Jueves, 26 de mayo de 2011 | Hoy
Por Sandra Russo
Había una vez, cuando éramos adolescentes, un mundo así. Aunque me fuercen yo nunca voy a decir que todo tiempo por pasado fue mejor, cantaba por ese entonces Spinetta. Mañana es mejor, creíamos a coro. Pero, pese a lo rozagante, no éramos todos iguales, qué va.
Algunos se ponían la Fred Perry o la Lacoste, los zapatos de Guido, los Levi’s importados que se compraban en la Galería Internacional y escuchaban a los Bee Gees o a los Carpenters. Jugaban al rugby o al hockey, y era allí, entre el sudor y el barro y los entrenamientos y la férrea gimnasia de jugar en equipo, cuando eran más felices y cuando eran mejores.
Había otros que usaban los Lee gastados y camisetas blancas o camisas escocesas, que usaban zapatillas Flecha pero sin inocencia, es decir con la absoluta conciencia de que una Flecha no era una Topper. Esos mencionaban de vez en cuando las palabras fascismo y comunismo, sin explayarse ni dar detalles, por miedo a decir gansadas. Clavaban chinches alrededor del poster del Che que tenían pegado en sus cuartos, se sabían de memoria la Cantata de Santa María de Iquique y miraban deslumbrados a sus hermanos mayores, que por aquella época jugaban otros juegos.
Después estaban los otros, que empezaban a pasarse los poemas de Rimbaud. Usaban musculosas desteñidas, vestidos largos, zuecos de Gurú Maharaji, cualquier cosa que fuera o pareciera hindú, pañuelitos al cuello. Prendían incienso, fumaban porros, enhebraban collares de mostacillas, iban al cine Arte a ver Rey por inconveniencia, leían a Huxley, a Hesse, a Fromm y a Cortázar. Los varones se saludaban con un beso, una costumbre que era observada con recelo y suspicacia por los varones de las otras tribus. Las chicas no se pintaban ni tomaban sol.
Lo que se interponía entre éstos, aquéllos y los de más allá era un microcosmos que incluía una ética y una estética. Ninguno quería parecerse a los otros, pero todos estaban muy interesados en parecerse a los propios. Todos vivían inmersos en un mundo de códigos precisos. Desde un zapato hasta una lentejuela pegada en la botamanga de un vaquero, la vida transcurría entre señales. Apelar a ellas era como hacer un guiño, tirar una bengala, agitar los brazos por una ventana de una casa en llamas.
Lo que estaba bien para unos estaba mal para otros. Lo que algunos consideraban bello era careta o berreta o soso para los demás. Y cada cual sabía qué hacer, qué decir, qué cantar, qué leer, por qué llorar y de qué manera estar en el mundo.
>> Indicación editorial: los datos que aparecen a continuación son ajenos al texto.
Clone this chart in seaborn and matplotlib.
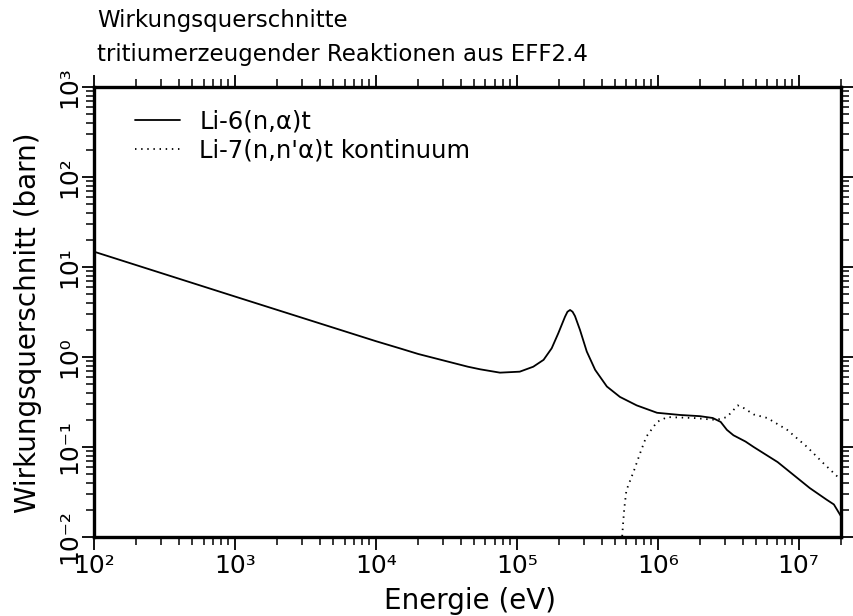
import matplotlib
matplotlib.use("Agg")
import matplotlib.pyplot as plt
from matplotlib.ticker import LogLocator, FuncFormatter, NullFormatter
import numpy as np
import pandas as pd
import seaborn as sns

# Li-6(n,alpha)t cross section (eV, barn)
li6_energy = [1e2, 1e3, 1e4, 1.5e4, 2e4, 4.5e4, 5.5e4, 7.6e4, 1.05e5, 1.31e5, 1.55e5,
              1.77e5, 1.97e5, 2.2e5, 2.29e5, 2.39e5, 2.49e5, 2.59e5, 2.81e5, 3.14e5,
              3.6e5, 4.36e5, 5.4e5, 7.1e5, 9.9e5, 1.44e6, 2.0e6, 2.46e6, 2.8e6, 3.1e6,
              3.45e6, 4.2e6, 4.8e6, 7.1e6, 1.02e7, 1.2e7, 1.58e7, 1.78e7, 2e7]
li6_sigma = [14.8, 4.7, 1.5, 1.24, 1.08, 0.78, 0.73, 0.67, 0.687, 0.78, 0.93,
             1.25, 1.83, 2.8, 3.18, 3.33, 3.18, 2.85, 2.0, 1.15,
             0.72, 0.47, 0.36, 0.29, 0.24, 0.227, 0.22, 0.21, 0.19, 0.155,
             0.135, 0.115, 0.10, 0.068, 0.043, 0.035, 0.026, 0.023, 0.017]

# Li-7(n,n'alpha)t continuum cross section (eV, barn)
li7_energy = [5.6e5, 5.7e5, 5.8e5, 6.0e5, 6.8e5, 7.5e5, 8.3e5, 9.9e5, 1.17e6,
              1.8e6, 2.6e6, 3.1e6, 3.7e6, 4.1e6, 4.8e6, 6.0e6, 8.3e6, 1.15e7,
              1.5e7, 2e7]
li7_sigma = [0.0102, 0.015, 0.021, 0.033, 0.055, 0.085, 0.13, 0.19, 0.215,
             0.21, 0.20, 0.215, 0.29, 0.27, 0.23, 0.21, 0.155, 0.10,
             0.066, 0.043]

series_labels = ["Li-6(n,\u03b1)t", "Li-7(n,n'\u03b1)t kontinuum"]
title_lines = ["Wirkungsquerschnitte", "tritiumerzeugender Reaktionen aus EFF2.4"]
x_label = "Energie (eV)"
y_label = "Wirkungsquerschnitt (barn)"

df_li6 = pd.DataFrame({"E": li6_energy, "sigma": li6_sigma})
df_li7 = pd.DataFrame({"E": li7_energy, "sigma": li7_sigma})

sns.set_theme(style="ticks")
plt.rcParams["font.family"] = ["DejaVu Sans"]
plt.rcParams["text.color"] = "black"
plt.rcParams["axes.labelcolor"] = "black"

fig = plt.figure(figsize=(8.54, 6.16), dpi=100)
ax = fig.add_axes([94 / 854, 1 - 537 / 616, (841 - 94) / 854, (537 - 87) / 616])

sns.lineplot(data=df_li6, x="E", y="sigma", ax=ax, color="black", lw=1.3,
             label=series_labels[0], sort=False)
sns.lineplot(data=df_li7, x="E", y="sigma", ax=ax, color="black", lw=1.3,
             label=series_labels[1], sort=False)
ax.lines[1].set_dashes((0.8, 2.6))

ax.set_xscale("log")
ax.set_yscale("log")
ax.set_xlim(1e2, 2e7)
ax.set_ylim(1e-2, 1e3)

ax.xaxis.set_major_locator(LogLocator(base=10, numticks=20))
ax.xaxis.set_minor_locator(LogLocator(base=10, subs=np.arange(2, 10), numticks=20))
ax.yaxis.set_major_locator(LogLocator(base=10, numticks=20))
ax.yaxis.set_minor_locator(LogLocator(base=10, subs=np.arange(2, 10), numticks=20))
ax.xaxis.set_minor_formatter(NullFormatter())
ax.yaxis.set_minor_formatter(NullFormatter())

# decade labels written as 10 with a superscript exponent
SUP = str.maketrans("-0123456789", "\u207b\u2070\u00b9\u00b2\u00b3\u2074\u2075\u2076\u2077\u2078\u2079")
pow_fmt = FuncFormatter(lambda v, p: "10" + str(int(round(np.log10(v)))).translate(SUP))
ax.xaxis.set_major_formatter(pow_fmt)
ax.yaxis.set_major_formatter(pow_fmt)

for side in ["left", "right", "top", "bottom"]:
    ax.spines[side].set_visible(True)
    ax.spines[side].set_linewidth(2.4)
    ax.spines[side].set_color("black")

ax.tick_params(which="both", direction="out", top=True, right=True,
               colors="black", labelsize=18)
ax.tick_params(which="major", length=9, width=1.3, pad=3)
ax.tick_params(which="minor", length=6, width=1.1)
ax.tick_params(axis="y", which="major", pad=0)
for lbl in ax.get_yticklabels():
    lbl.set_rotation(90)
    lbl.set_va("center")

ax.set_xlabel(x_label, fontsize=20)
ax.set_ylabel(y_label, fontsize=20)
ax.xaxis.set_label_coords(0.503, -0.111)
ax.yaxis.set_label_coords(-0.07, 0.476)

leg = ax.legend(loc="upper left", frameon=False, fontsize=17.5, handlelength=1.85,
                handletextpad=0.8, borderpad=0, borderaxespad=0,
                labelspacing=0.2, bbox_to_anchor=(0.055, 0.949))
for t in leg.get_texts():
    t.set_color("black")

fig.text(97 / 854, 1 - 20 / 616, title_lines[0], fontsize=16.5, va="center", ha="left")
fig.text(97 / 854, 1 - 54 / 616, title_lines[1], fontsize=16.5, va="center", ha="left")

fig.savefig("out.png", dpi=100, facecolor="white")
No debe haber sido todo maravilloso, porque ese orden aparente no era más que el preámbulo de un desorden subterráneo que estalló poco después, barriendo con unos, con otros, deshaciendo todos los tejidos milagrosos de la juventud. Poniendo en su lugar una red de miedo y desconfianza contra la que nos pasamos rebotando el resto de nuestros años felices.
Bien. Hoy hay sandalias tipo Birkenstock de todos los precios y para todo público. Hay microminis y polleras pareo, palazzos hindúes y musculosas de hilo de seda, jeans elastizados y tops de lycra. La construcción de un estilo estético es hoy una iniciativa privada, pero ésa es sólo la anécdota que revela que también la ética quedó librada al trabajo individual.
La estética se homogeneizó, quedó despegada de la ética. La construcción de un estilo y de una escala de valores requiere mucha atención, que no todos están dispuestos a prestar. La mayoría de las chicas quiere lucir como modelos, la mayoría de las mujeres quiere lucir como sus hijas. Las bengalas de colores han sido reemplazadas por imágenes sin texto, porque leer es aburrido y nos hemos adaptado a ver la realidad como un clip de cámara móvil y edición vertiginosa.
Las interpretaciones son engañosas y hasta ridículas, porque la gente no anda por ahí para que la interpreten. Sólo hay lugar para cierta añoranza y un leve rastro de melancolía, porque mañana iba a ser mejor, y hoy es mañana, y si lo esencial era invisible a los ojos, entonces era que no había nada esencial.